Any size retirement plan can run into serious trouble when sponsors are not careful. With some planning, however, your qualified retirement plan can take steps to avoid ERISA litigation. A reminder of the most common “red flags” leading to litigation might be helpful.
Although plan sponsors cannot assure consistently strong investment performance, you can, and must, ensure that expenses are reasonable.
When your plan’s investment portfolios are performing well, it is easy to pay less attention to the recordkeeping costs and investment management fees. However, when performance is subpar, out-of-line expenses stick out like the proverbial sore thumb. Make sure you schedule regular, independent reviews of your plan expenses and fees every three to five years as part of your overall due diligence efforts.
Opaque Fee Structures
In the past, complex and opaque fee structures, such as revenue-sharing arrangements between asset managers and third-party administrators, made it difficult to get a handle on plan costs. But with the U.S. Department of Labor’s fee disclosure regulations now in its fourth year, pleading ignorance is no excuse. Mutual fund shares with built-in revenue-sharing features still exist; however, with required disclosure statements, it is easier for you (and plan participants) to understand what the expense charges are. Although these built-in revenue-sharing features are not inherently bad, they tend to be associated with funds that have higher expense charges. Also, in some plan fee litigation cases, courts have deemed fee-sharing arrangements as a payoff to an administrator to recommend those funds despite the funds’ performance (or lack thereof) in meeting the needs of the plan participants.

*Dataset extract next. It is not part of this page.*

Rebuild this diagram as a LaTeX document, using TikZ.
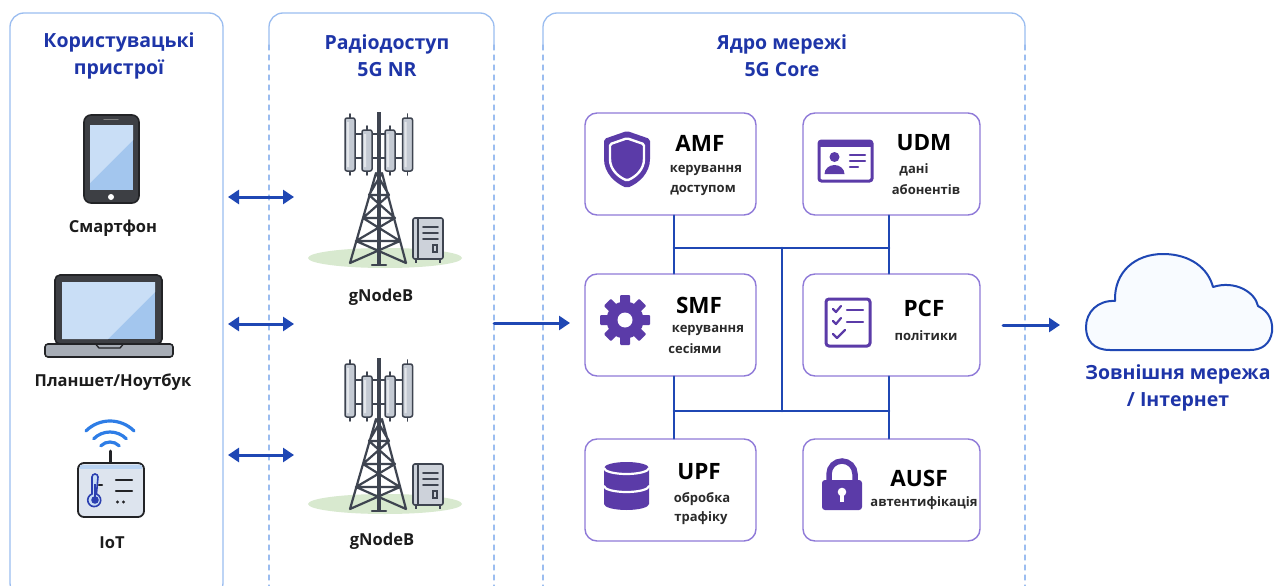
\documentclass[tikz,border=0pt]{standalone}
\usepackage{fontspec}
\setmainfont{Open Sans}
\usetikzlibrary{arrows.meta,calc}

\definecolor{navy}{HTML}{1E35A8}
\definecolor{linkblue}{HTML}{1F47B4}
\definecolor{panelblue}{HTML}{9BBDF0}
\definecolor{nfpurple}{HTML}{5B3BA8}
\definecolor{nfborder}{HTML}{8F7AD8}
\definecolor{ink}{HTML}{1C1C1C}
\definecolor{desc}{HTML}{2A2A2A}
\definecolor{towergray}{HTML}{3E4450}
\definecolor{partgray}{HTML}{C4CAD3}
\definecolor{ground}{HTML}{D8E9CF}
\definecolor{screenblue}{HTML}{A3C6EE}
\definecolor{screenlight}{HTML}{C9DEF6}
\definecolor{devbody}{HTML}{3D3F44}
\definecolor{devedge}{HTML}{222326}
\definecolor{basegray}{HTML}{A7ADB6}
\definecolor{wifiblue}{HTML}{2E7DE6}
\definecolor{iotface}{HTML}{DDE4EE}
\definecolor{iotband}{HTML}{B9D3F2}
\definecolor{thermo}{HTML}{2B3FB0}
\definecolor{cloudfill}{HTML}{F8FBFF}

\tikzset{
  paneltitle/.style={font=\bfseries\fontsize{19.5}{27}\selectfont, text=navy, align=center},
  devlabel/.style={font=\bfseries\fontsize{16.5}{19}\selectfont, text=ink},
  nfbox/.style={draw=nfborder, line width=1.4pt, rounded corners=12pt, fill=white,
    minimum height=102pt, inner sep=0pt},
  nfname/.style={font=\bfseries\fontsize{22.5}{25}\selectfont, text=black},
  nfdesc/.style={font=\bfseries\fontsize{13}{15}\selectfont, text=desc},
  link/.style={linkblue, line width=2.6pt},
  flow/.style={linkblue, line width=3pt, -{Triangle[length=11pt,width=14pt]}},
  biflow/.style={linkblue, line width=3pt,
    {Triangle[length=11pt,width=14pt]}-{Triangle[length=11pt,width=14pt]}},
  panel/.style={draw=panelblue, line width=1.3pt},
  paneldash/.style={draw=panelblue, line width=1.2pt, dash pattern=on 5pt off 5pt},
  % base station: antennas, lattice mast, cabinet and ground patch
  gnb/.pic={
    \fill[ground] (6,140) ellipse [x radius=77, y radius=10];
    \draw[towergray, line width=2.2pt, line join=round]
      (-3,55) -- (-29,145) (3,55) -- (27,145)
      (-3,55) -- (10,77) (3,55) -- (-10,77)
      (-10,77) -- (16,100) (10,77) -- (-16,100)
      (-16,100) -- (21,123) (16,100) -- (-23,123)
      (-23,123) -- (27,145) (21,123) -- (-29,145)
      (-10,77) -- (10,77) (-16,100) -- (16,100) (-23,123) -- (21,123);
    \draw[towergray, line width=4pt, line cap=butt] (0,-6) -- (0,147);
    \draw[towergray, line width=2.5pt] (-7,147) -- (7,147);
    \draw[towergray, line width=1.8pt] (-29,16) -- (28,16) (-29,40) -- (28,40);
    \foreach \xa/\ya/\yb in {-29/0/53, 28.5/0/53, -12/12/53, 11/12/53}{
      \draw[towergray, line width=1.8pt] (\xa,\ya-4) -- (\xa,\yb+4);
      \draw[towergray, fill=partgray, line width=1.5pt, rounded corners=2pt]
        (\xa-5,\ya) rectangle (\xa+5,\yb);
    }
    \fill[white, opacity=0.55] (-32,4) rectangle (-30,49) (25.5,4) rectangle (27.5,49)
      (-15,16) rectangle (-13,49) (8,16) rectangle (10,49);
    \draw[towergray, fill=partgray!85, line width=1.6pt, rounded corners=2pt]
      (34,100) rectangle (64,141);
    \draw[towergray, line width=1.2pt] (39,101) -- (39,140);
    \draw[towergray, line width=1.8pt, line cap=butt] (37,141) -- (37,145) (61,141) -- (61,145);
    \draw[towergray, line width=1.6pt] (44,109) -- (59,109) (44,115) -- (59,115) (44,121) -- (59,121);
    \draw[towergray, line width=1.2pt] (54,127) rectangle (58,134);
  }
}

\begin{document}
\begin{tikzpicture}[x=1pt, y=-1pt, line cap=round]
\useasboundingbox (0,0) rectangle (1275,586);
\fill[white] (0,0) rectangle (1275,586);

% ---------- panels ----------
\draw[panel, rounded corners=14pt] (10,13) rectangle (223,597);
\draw[panel, rounded corners=14pt] (269,45) -- (269,13) -- (494,13) -- (494,45);
\draw[paneldash] (269,45) -- (269,592) (494,45) -- (494,592);
\draw[panel, rounded corners=14pt] (543,45) -- (543,13) -- (1025,13) -- (1025,45);
\draw[paneldash] (543,45) -- (543,592) (1025,45) -- (1025,592);

\node[paneltitle] (ttl-ue) at (119,56) {Користувацькі\\пристрої};
\node[paneltitle] (ttl-ran) at (387,56) {Радіодоступ\\5G NR};
\node[paneltitle] (ttl-core) at (782,56) {Ядро мережі\\5G Core};

% ---------- user devices ----------
% smartphone
\draw[fill=devbody, draw=devedge, line width=1.6pt, rounded corners=7pt] (84,115) rectangle (139,203);
\fill[screenblue] (90,125) rectangle (133,190);
\fill[screenlight] (90,125) -- (133,125) -- (133,140) -- (90,183) -- cycle;
\fill[white] (111,197) circle (3);
\draw[gray, line width=1.2pt] (104,119.5) -- (118,119.5);
\node[devlabel] (lbl-phone) at (113,228) {Смартфон};

% laptop
\draw[fill=devbody, draw=devedge, line width=1.6pt, rounded corners=5pt] (55,275) rectangle (162,344);
\fill[screenblue] (62,282) rectangle (155,339);
\fill[screenlight] (62,282) -- (155,282) -- (155,292) -- (108,339) -- (62,339) -- cycle;
\draw[fill=basegray, draw=devedge, line width=1.6pt, rounded corners=3pt] (45,344) rectangle (173,357);
\draw[devedge, line width=1.3pt] (96,344.5) -- (99,348) -- (120,348) -- (123,344.5);
\node[devlabel] (lbl-laptop) at (113,382) {Планшет/Ноутбук};

% IoT sensor
\foreach \r in {13,23,34}
  \draw[wifiblue, line width=3.2pt] ($(110,455)+(225:\r)$) arc[start angle=225, end angle=315, radius=\r];
\draw[devedge, line width=3pt] (110,451) -- (110,463);
\draw[fill=iotface, draw=devedge, line width=1.8pt, rounded corners=6pt] (78,463) rectangle (144,517);
\fill[iotband] (80,465) -- (142,465) -- (142,469) -- (80,469) -- cycle;
\draw[thermo, fill=screenlight, line width=1.6pt] (92,477) -- (92,494) arc[start angle=-110, end angle=-430, radius=6.5] -- (98,477) arc[start angle=0, end angle=-180, radius=3] -- cycle;
\fill[thermo] (95,500) circle (3.8);
\fill[thermo] (94,484) rectangle (96,498);
\draw[devedge, line width=2.2pt] (102,485) -- (99,485);
\draw[devedge, line width=2.3pt] (116,480) -- (132,480) (116,491) -- (132,491);
\fill[devedge] (117.5,502) circle (1.7) (123.5,502) circle (1.7);
\node[devlabel] (lbl-iot) at (112,543) {IoT};

% ---------- radio access ----------
\pic (gnb-a) at (379,118) {gnb};
\node[devlabel] (lbl-gnb-a) at (381,297) {gNodeB};
\pic (gnb-b) at (379,364) {gnb};
\node[devlabel] (lbl-gnb-b) at (382,541) {gNodeB};

\coordinate (air1-l) at (228,197); \coordinate (air1-r) at (294,197);
\coordinate (air2-l) at (228,324); \coordinate (air2-r) at (294,324);
\coordinate (air3-l) at (228,455); \coordinate (air3-r) at (294,455);
\draw[biflow] (air1-l) -- (air1-r);
\draw[biflow] (air2-l) -- (air2-r);
\draw[biflow] (air3-l) -- (air3-r);

% ---------- core network functions ----------
\node[nfbox, minimum width=171pt] (amf)  at (670.5,164) {};
\node[nfbox, minimum width=177pt] (udm)  at (891.5,164) {};
\node[nfbox, minimum width=171pt] (smf)  at (670.5,325) {};
\node[nfbox, minimum width=177pt] (pcf)  at (891.5,325) {};
\node[nfbox, minimum width=171pt] (upf)  at (670.5,490) {};
\node[nfbox, minimum width=177pt] (ausf) at (891.5,490) {};

% service bus
\coordinate (busl) at (674,248);
\coordinate (busr) at (889,248);
\coordinate (busm) at (782,248);
\coordinate (busb) at (782,411);
\draw[link] (amf.south -| busl) -- (smf.north -| busl);
\draw[link] (udm.south -| busr) -- (pcf.north -| busr);
\draw[link] (busl) -- (busr);
\draw[link] (busm) -- (busb);
\draw[link] (busb -| busl) -- (busb -| busr);
\draw[link] (smf.south -| busl) -- (upf.north -| busl);
\draw[link] (pcf.south -| busr) -- (ausf.north -| busr);

% AMF: shield
\begin{scope}[shift={(627,159)}]
  \fill[nfpurple, rounded corners=2pt] (0,-28) -- (23,-20) -- (23,-2) .. controls (23,14) and (12,24) .. (0,29) .. controls (-12,24) and (-23,14) .. (-23,-2) -- (-23,-20) -- cycle;
  \draw[white, line width=2.4pt, rounded corners=1.5pt, scale=0.74] (0,-28) -- (23,-20) -- (23,-2) .. controls (23,14) and (12,24) .. (0,29) .. controls (-12,24) and (-23,14) .. (-23,-2) -- (-23,-20) -- cycle;
\end{scope}
\node[nfname] (amf-name) at (700,143) {AMF};
\node[nfdesc] (amf-d1) at (706,170) {керування};
\node[nfdesc] (amf-d2) at (703,190) {доступом};

% UDM: subscriber card
\draw[nfpurple, line width=3pt, rounded corners=2.5pt, fill=white] (819,141) rectangle (872,181);
\fill[nfpurple] (819,141) rectangle (872,147);
\fill[nfpurple] (834.5,157) circle (5);
\fill[nfpurple] (824.5,174) arc[start angle=180, end angle=360, x radius=10, y radius=9] -- cycle;
\draw[nfpurple, line width=2.4pt] (850,155) -- (865,155) (850,161) -- (865,161) (850,167) -- (858,167);
\node[nfname] (udm-name) at (924,143) {UDM};
\node[nfdesc] (udm-d1) at (914,170) {дані};
\node[nfdesc] (udm-d2) at (926,190) {абонентів};

% SMF: gear
\fill[nfpurple] (625,320) circle (18.5);
\foreach \a in {0,45,...,315}
  \fill[nfpurple, rotate around={\a:(625,320)}, rounded corners=1pt] (620,295) rectangle (630,306);
\fill[white] (625,320) circle (7.5);
\node[nfname] (smf-name) at (699,305) {SMF};
\node[nfdesc] (smf-d1) at (708,330) {керування};
\node[nfdesc] (smf-d2) at (695,349) {сесіями};

% PCF: policy checklist
\draw[nfpurple, line width=3pt, rounded corners=3pt, fill=white] (826,299) rectangle (870,346);
\draw[nfpurple, line width=2.2pt, line join=round]
  (833,309) -- (836,312) -- (841,306)
  (833,321) -- (836,324) -- (841,318)
  (833,334) -- (837,338) -- (845,330);
\draw[nfpurple, line width=2.2pt] (847,310) -- (863,310) (847,322) -- (863,322);
\node[nfname] (pcf-name) at (924,308) {PCF};
\node[nfdesc] (pcf-d1) at (926,336) {політики};

% UPF: data store
\fill[nfpurple] (604,468) -- (604,504) arc[start angle=180, end angle=0, x radius=22.5, y radius=6] -- (649,468) arc[start angle=0, end angle=-180, x radius=22.5, y radius=6] -- cycle;
\draw[white, line width=2.2pt] (604,468) arc[start angle=180, end angle=0, x radius=22.5, y radius=6];
\draw[white, line width=2.2pt] (604,486) arc[start angle=180, end angle=0, x radius=22.5, y radius=6];
\node[nfname] (upf-name) at (699,472) {UPF};
\node[nfdesc] (upf-d1) at (702,499) {обробка};
\node[nfdesc] (upf-d2) at (701,518) {трафіку};

% AUSF: padlock
\draw[nfpurple, line width=5.5pt, line cap=butt] (829,483) -- (829,474) arc[start angle=180, end angle=360, radius=13] -- (855,483);
\fill[nfpurple, rounded corners=3pt] (822,480) rectangle (862,510);
\fill[white] (842,492) circle (4.3);
\fill[white] (839.6,493) rectangle (844.4,502);
\node[nfname] (ausf-name) at (919,478) {AUSF};
\node[nfdesc] (ausf-d1) at (924,503) {автентифікація};

% ---------- external network ----------
\draw[linkblue, fill=cloudfill, line width=2pt, line join=round] (1110,350)
  .. controls (1093,350) and (1086,340) .. (1086,327)
  .. controls (1086,312) and (1098,300) .. (1115,301)
  .. controls (1114,272) and (1135,254) .. (1163,254)
  .. controls (1190,254) and (1208,268) .. (1213,287)
  .. controls (1235,280) and (1255,292) .. (1258,306)
  .. controls (1270,312) and (1273,322) .. (1272,332)
  .. controls (1270,344) and (1262,350) .. (1250,350)
  -- cycle;
\node[paneltitle, text=navy] (lbl-ext) at (1178,388) {Зовнішня мережа\\/ Інтернет};

% ---------- data flow ----------
\coordinate (ran-out) at (494,323);
\coordinate (core-in) at (570,323);
\coordinate (core-out) at (1003,325);
\coordinate (ext-in) at (1060,325);
\draw[flow] (ran-out) -- (core-in);
\draw[flow] (core-out) -- (ext-in);
\end{tikzpicture}
\end{document}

Another expense-related red flag that could trigger litigation is exclusive use of a bundled plan provider’s investment funds. This also can raise questions about the effort that you put into investment performance evaluation.
So, if you use only a bundled provider’s funds, you could give the appearance of not performing your fiduciary duty to seek out the most appropriate and competitively priced funds. And, in fact, it is unlikely that one bundled provider has best-of-class funds in all of your desired investment strategy categories and asset classes. When retaining a bundled provider, question whether the recommendation of primarily proprietary funds could result in a conflict of interest if better performing and lower cost funds are available.
Even when your plan’s investment lineup features funds from multiple asset management companies, you could be inadvertently flying a red flag if the funds in your investment menu are in an expensive share class. Individual investors generally have access to only retail-priced share classes. In contrast, retirement plans (even small ones) typically can use more competitively priced institutional share classes. The failure to use institutionally priced share classes has been at the heart of many class action suits against plan sponsors.
Different share classes of the same mutual fund have different ticker symbols, which is an easy way to determine what is in the portfolio. Fund companies that offer shares with sales loads typically offer more variations, with “A,” “B” and “C” categories of retail shares, and an institutionally priced “I” share class without embedded sales charges.
Having some high-cost investments in your fund lineup is not in itself a reason that you will be deemed to have breached your fiduciary duties. There may be good reasons to include them, notwithstanding the higher costs.
Investment Policy Statements
The concept of “procedural prudence” is embedded in ERISA and case law. This means plan sponsors must establish and follow policies and procedures to safeguard participants’ interests and set the criteria used to evaluate vendors, including asset managers.
Create an investment policy statement to articulate your vision for plan investments overall and the investment options you want to make available to participants. The investment policy statement should clearly state:
- What kind of assets will be included in investment options;
- The degree of investment risk and volatility that is acceptable;
- How the plan sponsor will assess investment performance; and
- When the plan sponsor may change managers.
Although having an investment policy statement is not mandatory, having one in place and complying with its procedures can show that the plan sponsor is exercising procedural prudence. Following prudent procedures and policies will go a long way toward preventing missteps and avoiding potential litigation.
Avoiding ERISA litigation is on every plan sponsor’s wish list. Reviewing expenses, fee structures and bundled services, and creating and following an investment policy statement, can help you achieve this. As a fiduciary of the plan, we recommend you periodically review these areas on a consistent and regular basis, in good times and bad.